- Data provided:
------------------------

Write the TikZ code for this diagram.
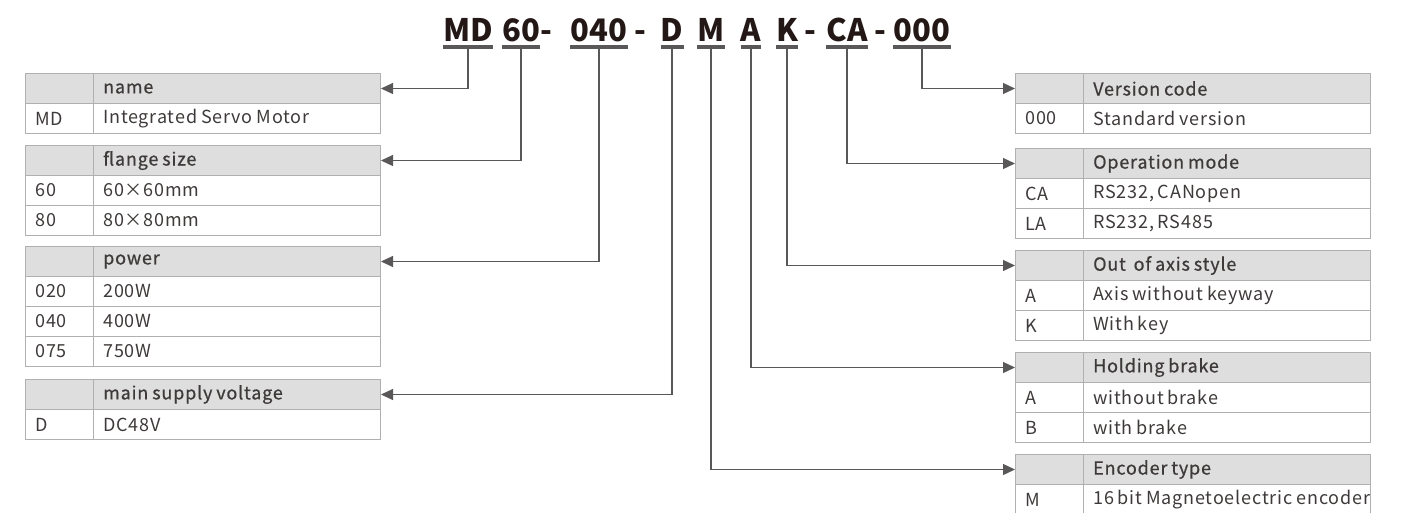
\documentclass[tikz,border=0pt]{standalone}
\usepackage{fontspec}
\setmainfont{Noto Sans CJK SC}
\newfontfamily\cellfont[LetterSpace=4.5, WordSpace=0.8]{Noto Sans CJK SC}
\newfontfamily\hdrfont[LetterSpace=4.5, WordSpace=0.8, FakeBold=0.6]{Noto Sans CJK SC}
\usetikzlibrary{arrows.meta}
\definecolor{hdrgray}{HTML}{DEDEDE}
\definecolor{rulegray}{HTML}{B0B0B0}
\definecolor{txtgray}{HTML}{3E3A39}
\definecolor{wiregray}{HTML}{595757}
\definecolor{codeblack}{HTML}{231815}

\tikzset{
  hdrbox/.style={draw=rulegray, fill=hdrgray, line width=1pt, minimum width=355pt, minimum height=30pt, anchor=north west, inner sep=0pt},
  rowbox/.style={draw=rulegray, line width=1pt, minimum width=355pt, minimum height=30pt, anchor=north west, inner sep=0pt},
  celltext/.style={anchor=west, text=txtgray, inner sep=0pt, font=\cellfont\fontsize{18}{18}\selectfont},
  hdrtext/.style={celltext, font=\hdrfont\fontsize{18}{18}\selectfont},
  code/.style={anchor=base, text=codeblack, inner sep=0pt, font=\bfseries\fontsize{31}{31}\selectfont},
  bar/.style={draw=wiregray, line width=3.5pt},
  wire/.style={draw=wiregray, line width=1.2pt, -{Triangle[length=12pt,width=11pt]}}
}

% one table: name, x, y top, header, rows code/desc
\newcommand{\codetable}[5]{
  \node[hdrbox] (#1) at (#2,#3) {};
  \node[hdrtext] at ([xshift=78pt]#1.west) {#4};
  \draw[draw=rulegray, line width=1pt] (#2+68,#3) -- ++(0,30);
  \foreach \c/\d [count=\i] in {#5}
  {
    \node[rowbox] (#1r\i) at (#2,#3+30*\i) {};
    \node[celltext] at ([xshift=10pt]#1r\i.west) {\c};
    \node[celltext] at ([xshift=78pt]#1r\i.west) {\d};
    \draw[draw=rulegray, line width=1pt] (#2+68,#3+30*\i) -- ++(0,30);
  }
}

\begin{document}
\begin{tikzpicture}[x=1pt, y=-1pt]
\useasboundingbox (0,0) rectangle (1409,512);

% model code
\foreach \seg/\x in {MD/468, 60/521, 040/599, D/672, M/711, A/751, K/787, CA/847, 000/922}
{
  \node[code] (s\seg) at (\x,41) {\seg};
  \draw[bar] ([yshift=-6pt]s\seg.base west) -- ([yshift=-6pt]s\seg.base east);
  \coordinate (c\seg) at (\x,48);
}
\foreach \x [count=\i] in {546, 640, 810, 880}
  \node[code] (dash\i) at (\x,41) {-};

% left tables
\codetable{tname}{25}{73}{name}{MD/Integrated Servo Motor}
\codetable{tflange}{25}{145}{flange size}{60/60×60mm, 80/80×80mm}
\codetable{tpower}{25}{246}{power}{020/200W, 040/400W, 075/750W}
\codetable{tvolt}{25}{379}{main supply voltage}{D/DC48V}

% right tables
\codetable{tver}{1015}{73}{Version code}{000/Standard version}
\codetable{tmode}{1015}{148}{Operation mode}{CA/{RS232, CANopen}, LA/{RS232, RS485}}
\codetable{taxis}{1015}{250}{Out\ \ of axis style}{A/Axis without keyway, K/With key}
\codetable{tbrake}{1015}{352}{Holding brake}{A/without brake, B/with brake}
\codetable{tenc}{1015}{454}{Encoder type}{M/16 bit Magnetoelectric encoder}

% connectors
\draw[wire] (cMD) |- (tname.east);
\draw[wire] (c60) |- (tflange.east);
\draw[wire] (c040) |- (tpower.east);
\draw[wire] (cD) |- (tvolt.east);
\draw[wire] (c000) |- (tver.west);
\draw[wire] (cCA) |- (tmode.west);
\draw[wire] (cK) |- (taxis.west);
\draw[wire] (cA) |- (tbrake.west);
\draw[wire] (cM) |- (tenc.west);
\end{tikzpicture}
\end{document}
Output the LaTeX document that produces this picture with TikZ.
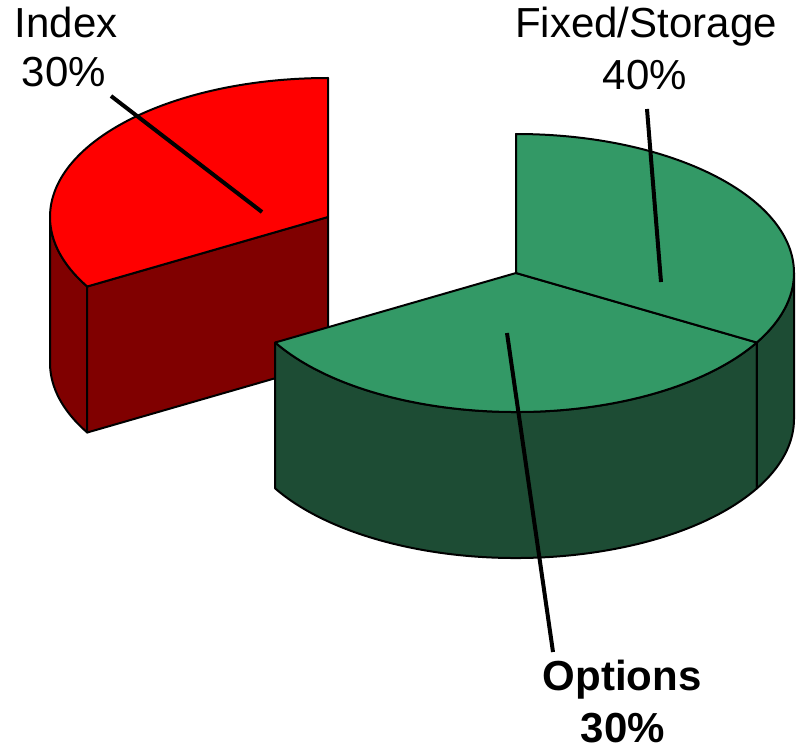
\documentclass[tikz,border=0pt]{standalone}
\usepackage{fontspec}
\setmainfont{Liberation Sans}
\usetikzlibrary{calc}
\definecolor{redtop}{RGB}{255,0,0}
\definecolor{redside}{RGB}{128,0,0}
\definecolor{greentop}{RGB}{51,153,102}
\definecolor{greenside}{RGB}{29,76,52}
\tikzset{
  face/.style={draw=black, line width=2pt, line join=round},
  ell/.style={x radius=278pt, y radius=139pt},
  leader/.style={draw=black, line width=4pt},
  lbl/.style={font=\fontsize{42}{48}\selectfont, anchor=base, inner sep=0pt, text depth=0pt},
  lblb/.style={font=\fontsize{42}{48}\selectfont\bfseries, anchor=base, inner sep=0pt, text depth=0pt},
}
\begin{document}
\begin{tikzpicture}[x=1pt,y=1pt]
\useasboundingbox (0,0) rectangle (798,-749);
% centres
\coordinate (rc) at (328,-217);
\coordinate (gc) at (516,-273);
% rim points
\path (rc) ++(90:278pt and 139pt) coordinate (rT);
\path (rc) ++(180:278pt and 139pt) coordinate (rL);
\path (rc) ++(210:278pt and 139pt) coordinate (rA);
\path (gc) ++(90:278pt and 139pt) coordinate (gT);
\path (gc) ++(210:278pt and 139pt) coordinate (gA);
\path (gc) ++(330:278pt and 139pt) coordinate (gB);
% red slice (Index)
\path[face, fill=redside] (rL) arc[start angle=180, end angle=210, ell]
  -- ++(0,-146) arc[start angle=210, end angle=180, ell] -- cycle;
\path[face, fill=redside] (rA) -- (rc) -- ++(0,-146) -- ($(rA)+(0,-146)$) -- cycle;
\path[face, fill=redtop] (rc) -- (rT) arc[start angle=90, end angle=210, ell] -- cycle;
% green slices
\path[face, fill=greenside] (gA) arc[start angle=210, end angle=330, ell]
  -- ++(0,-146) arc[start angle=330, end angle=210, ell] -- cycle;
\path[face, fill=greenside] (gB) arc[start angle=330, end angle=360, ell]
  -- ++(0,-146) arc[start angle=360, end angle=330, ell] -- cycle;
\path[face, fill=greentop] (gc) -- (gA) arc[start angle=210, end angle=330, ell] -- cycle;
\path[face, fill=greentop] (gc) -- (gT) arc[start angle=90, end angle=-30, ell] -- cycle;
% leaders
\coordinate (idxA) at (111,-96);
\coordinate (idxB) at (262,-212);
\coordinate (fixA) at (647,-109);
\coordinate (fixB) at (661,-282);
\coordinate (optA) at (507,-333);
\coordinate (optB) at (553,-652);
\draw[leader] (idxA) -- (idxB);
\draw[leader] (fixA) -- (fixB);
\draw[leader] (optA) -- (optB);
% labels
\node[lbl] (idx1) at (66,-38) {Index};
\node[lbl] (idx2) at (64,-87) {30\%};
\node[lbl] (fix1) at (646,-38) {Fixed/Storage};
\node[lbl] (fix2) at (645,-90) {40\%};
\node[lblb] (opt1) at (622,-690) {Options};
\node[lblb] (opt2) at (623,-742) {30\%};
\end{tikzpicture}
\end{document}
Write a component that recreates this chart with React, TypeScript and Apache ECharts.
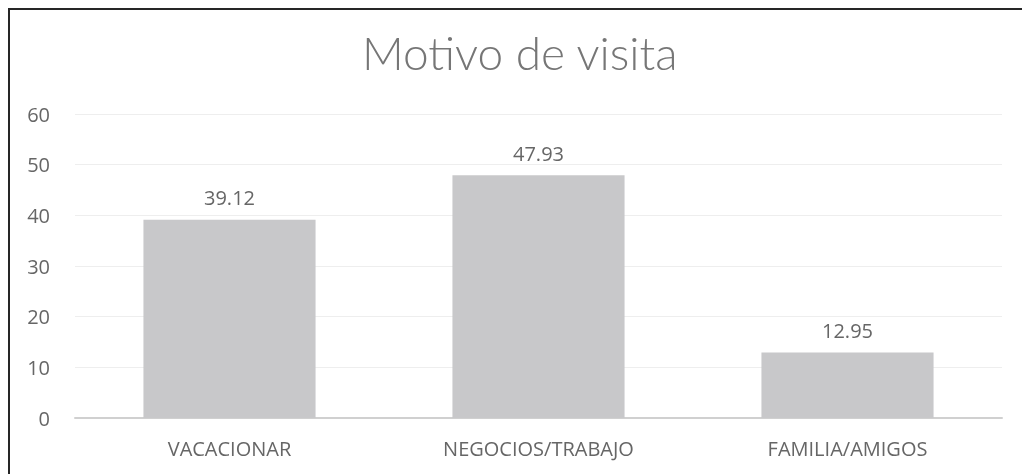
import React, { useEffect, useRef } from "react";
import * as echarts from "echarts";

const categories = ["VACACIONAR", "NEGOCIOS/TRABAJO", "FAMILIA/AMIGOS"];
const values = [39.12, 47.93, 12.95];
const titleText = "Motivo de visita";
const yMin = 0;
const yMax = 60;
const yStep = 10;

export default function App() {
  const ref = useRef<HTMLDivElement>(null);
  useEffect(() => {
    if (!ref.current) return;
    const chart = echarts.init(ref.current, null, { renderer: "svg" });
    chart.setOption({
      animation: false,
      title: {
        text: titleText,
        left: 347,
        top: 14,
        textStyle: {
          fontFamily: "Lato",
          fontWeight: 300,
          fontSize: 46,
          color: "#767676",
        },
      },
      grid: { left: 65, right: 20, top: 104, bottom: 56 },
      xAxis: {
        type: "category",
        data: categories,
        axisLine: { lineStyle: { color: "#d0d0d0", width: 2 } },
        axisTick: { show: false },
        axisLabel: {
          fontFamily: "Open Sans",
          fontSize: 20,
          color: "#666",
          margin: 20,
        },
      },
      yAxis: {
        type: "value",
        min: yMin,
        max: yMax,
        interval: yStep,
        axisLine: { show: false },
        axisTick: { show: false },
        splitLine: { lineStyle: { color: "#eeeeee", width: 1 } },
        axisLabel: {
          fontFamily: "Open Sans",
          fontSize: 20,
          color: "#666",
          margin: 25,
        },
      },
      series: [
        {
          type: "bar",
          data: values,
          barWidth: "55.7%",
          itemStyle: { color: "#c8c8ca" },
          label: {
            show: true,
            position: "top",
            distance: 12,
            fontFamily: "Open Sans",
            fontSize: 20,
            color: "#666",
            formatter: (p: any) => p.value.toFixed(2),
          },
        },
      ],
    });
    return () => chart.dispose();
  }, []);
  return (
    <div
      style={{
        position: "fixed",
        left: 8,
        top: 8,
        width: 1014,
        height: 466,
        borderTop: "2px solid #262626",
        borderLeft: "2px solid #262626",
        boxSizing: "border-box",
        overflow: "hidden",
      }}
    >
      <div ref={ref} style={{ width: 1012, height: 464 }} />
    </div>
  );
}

------------------------

Leaving out the pictures, extract the stretch from the line holding "Write a component" through the line holding "const yStep = 10;", word for word.

- Problem solution:
Write a component that recreates this chart with React, TypeScript and Apache ECharts.
import React, { useEffect, useRef } from "react";
import * as echarts from "echarts";

const categories = ["VACACIONAR", "NEGOCIOS/TRABAJO", "FAMILIA/AMIGOS"];
const values = [39.12, 47.93, 12.95];
const titleText = "Motivo de visita";
const yMin = 0;
const yMax = 60;
const yStep = 10;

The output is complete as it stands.